» Plotting code records
★ ★ ★ ★ ★ ★ ★

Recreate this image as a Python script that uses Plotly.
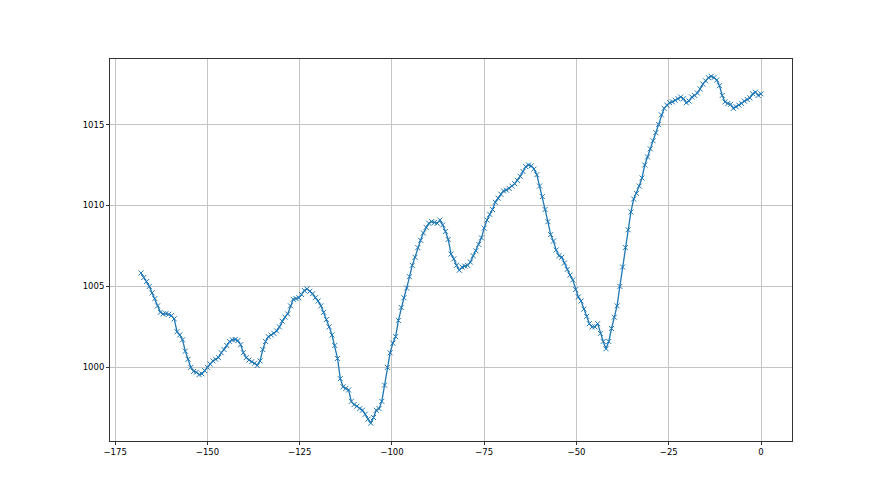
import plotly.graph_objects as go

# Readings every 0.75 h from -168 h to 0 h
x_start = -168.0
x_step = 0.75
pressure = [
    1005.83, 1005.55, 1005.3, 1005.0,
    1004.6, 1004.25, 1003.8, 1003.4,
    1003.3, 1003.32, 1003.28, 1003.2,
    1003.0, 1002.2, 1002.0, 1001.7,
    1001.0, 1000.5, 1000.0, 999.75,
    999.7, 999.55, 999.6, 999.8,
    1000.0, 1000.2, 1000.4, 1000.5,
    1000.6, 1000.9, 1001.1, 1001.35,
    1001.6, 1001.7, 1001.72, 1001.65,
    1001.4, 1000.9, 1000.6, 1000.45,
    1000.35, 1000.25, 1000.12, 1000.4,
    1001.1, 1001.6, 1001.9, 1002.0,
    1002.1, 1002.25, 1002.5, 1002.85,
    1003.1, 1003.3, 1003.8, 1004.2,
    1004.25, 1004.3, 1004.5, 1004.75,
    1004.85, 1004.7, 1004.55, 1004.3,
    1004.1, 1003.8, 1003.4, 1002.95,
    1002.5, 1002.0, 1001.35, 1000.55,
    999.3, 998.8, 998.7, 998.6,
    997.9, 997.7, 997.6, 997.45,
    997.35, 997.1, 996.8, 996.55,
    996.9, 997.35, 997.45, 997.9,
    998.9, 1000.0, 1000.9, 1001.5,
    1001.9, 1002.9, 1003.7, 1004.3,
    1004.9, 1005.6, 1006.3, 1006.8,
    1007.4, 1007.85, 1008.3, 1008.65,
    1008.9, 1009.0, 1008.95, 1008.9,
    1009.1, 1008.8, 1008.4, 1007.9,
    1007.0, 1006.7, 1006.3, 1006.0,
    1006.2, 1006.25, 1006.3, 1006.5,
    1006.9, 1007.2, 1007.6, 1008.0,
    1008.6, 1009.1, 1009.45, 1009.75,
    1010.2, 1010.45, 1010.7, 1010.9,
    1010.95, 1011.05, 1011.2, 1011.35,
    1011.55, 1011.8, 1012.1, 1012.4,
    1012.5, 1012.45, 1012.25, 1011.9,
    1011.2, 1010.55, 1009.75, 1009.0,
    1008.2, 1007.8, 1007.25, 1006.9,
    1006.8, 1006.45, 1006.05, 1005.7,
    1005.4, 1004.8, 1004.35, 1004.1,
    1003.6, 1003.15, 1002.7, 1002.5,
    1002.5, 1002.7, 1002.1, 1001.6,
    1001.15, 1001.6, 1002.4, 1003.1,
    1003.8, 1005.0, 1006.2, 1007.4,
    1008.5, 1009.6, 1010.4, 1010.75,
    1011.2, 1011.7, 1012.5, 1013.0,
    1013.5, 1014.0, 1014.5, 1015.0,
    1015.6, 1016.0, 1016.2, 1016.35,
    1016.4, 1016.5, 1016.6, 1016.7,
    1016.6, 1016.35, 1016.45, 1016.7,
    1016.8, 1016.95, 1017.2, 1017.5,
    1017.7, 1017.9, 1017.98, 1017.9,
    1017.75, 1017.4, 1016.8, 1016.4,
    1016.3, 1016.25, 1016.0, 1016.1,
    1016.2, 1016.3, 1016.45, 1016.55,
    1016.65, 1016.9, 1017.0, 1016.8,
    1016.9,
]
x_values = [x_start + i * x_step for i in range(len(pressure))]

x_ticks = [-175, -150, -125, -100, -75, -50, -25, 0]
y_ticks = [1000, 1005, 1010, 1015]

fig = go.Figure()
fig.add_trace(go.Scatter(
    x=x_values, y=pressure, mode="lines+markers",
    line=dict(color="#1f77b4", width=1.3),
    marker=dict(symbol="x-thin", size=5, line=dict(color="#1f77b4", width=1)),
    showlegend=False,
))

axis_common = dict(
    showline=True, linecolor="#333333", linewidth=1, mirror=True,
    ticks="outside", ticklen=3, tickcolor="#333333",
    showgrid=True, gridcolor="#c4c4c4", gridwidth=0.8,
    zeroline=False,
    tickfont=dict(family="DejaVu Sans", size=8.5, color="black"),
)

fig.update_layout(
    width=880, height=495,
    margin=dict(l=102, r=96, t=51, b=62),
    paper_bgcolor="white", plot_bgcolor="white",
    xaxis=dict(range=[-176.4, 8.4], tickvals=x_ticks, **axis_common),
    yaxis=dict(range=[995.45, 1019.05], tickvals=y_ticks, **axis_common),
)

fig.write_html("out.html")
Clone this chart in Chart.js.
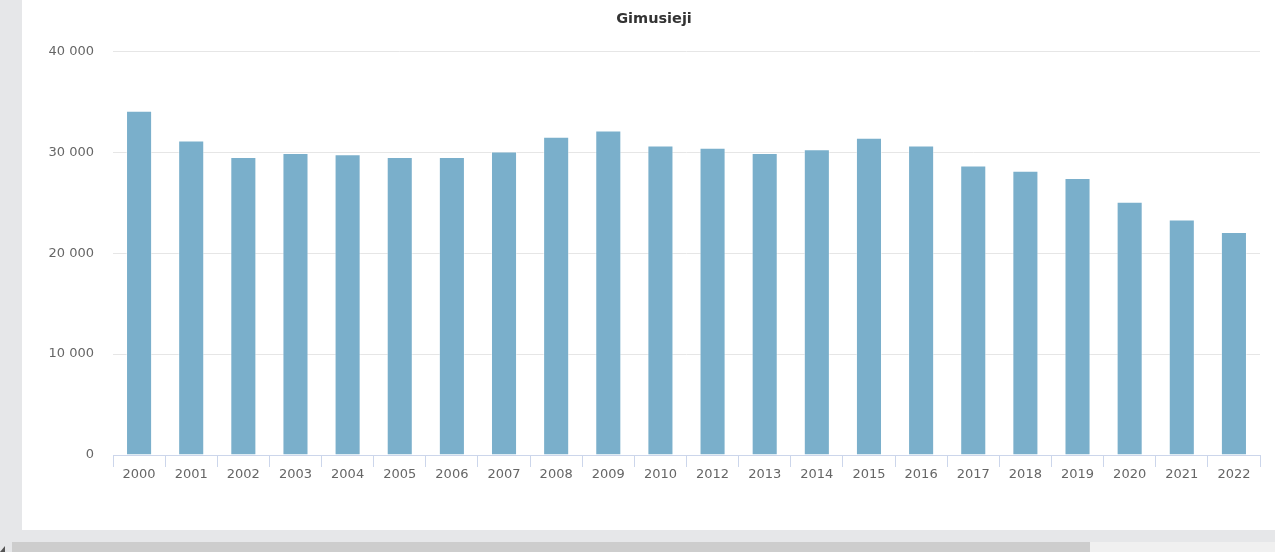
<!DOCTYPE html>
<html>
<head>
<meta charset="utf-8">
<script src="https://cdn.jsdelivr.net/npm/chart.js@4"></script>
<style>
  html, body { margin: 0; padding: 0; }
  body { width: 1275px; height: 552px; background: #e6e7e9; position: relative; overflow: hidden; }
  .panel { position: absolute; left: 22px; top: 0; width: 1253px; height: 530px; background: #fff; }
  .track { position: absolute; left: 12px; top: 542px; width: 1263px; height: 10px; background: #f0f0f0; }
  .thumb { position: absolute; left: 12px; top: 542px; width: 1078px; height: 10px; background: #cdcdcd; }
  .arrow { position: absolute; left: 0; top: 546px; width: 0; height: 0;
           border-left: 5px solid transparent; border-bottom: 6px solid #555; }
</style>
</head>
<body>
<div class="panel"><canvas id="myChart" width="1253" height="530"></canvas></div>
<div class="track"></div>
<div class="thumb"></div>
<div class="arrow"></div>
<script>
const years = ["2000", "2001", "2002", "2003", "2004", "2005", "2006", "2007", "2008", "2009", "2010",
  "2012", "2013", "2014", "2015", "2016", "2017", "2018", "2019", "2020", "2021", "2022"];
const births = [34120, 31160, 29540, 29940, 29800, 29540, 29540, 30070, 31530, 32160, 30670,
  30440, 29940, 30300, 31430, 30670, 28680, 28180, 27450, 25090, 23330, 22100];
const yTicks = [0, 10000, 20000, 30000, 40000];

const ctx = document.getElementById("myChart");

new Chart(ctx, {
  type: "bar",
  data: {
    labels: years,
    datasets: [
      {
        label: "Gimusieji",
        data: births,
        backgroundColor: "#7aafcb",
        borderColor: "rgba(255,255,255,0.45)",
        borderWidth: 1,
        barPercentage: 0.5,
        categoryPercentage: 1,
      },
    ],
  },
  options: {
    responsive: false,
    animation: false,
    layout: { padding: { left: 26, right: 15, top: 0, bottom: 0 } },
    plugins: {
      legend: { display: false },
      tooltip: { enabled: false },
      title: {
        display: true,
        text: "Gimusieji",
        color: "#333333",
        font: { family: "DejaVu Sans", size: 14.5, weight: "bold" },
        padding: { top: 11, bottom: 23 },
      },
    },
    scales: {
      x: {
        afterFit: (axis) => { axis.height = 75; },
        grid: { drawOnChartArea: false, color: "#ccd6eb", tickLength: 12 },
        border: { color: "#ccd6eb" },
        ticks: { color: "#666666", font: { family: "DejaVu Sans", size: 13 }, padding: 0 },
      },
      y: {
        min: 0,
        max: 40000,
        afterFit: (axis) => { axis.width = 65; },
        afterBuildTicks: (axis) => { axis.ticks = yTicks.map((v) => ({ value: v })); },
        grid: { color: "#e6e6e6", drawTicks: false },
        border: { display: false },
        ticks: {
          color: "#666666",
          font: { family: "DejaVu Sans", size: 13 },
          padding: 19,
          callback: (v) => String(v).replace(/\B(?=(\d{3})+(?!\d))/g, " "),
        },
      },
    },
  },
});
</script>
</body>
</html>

★ ★ ★ ★ ★ ★ ★

Extract every line that has the string "script" in it.

» RESULT OF THE EXERCISE
Recreate this image as a Python script that uses Plotly.
<script src="https://cdn.jsdelivr.net/npm/chart.js@4"></script>
<script>
</script>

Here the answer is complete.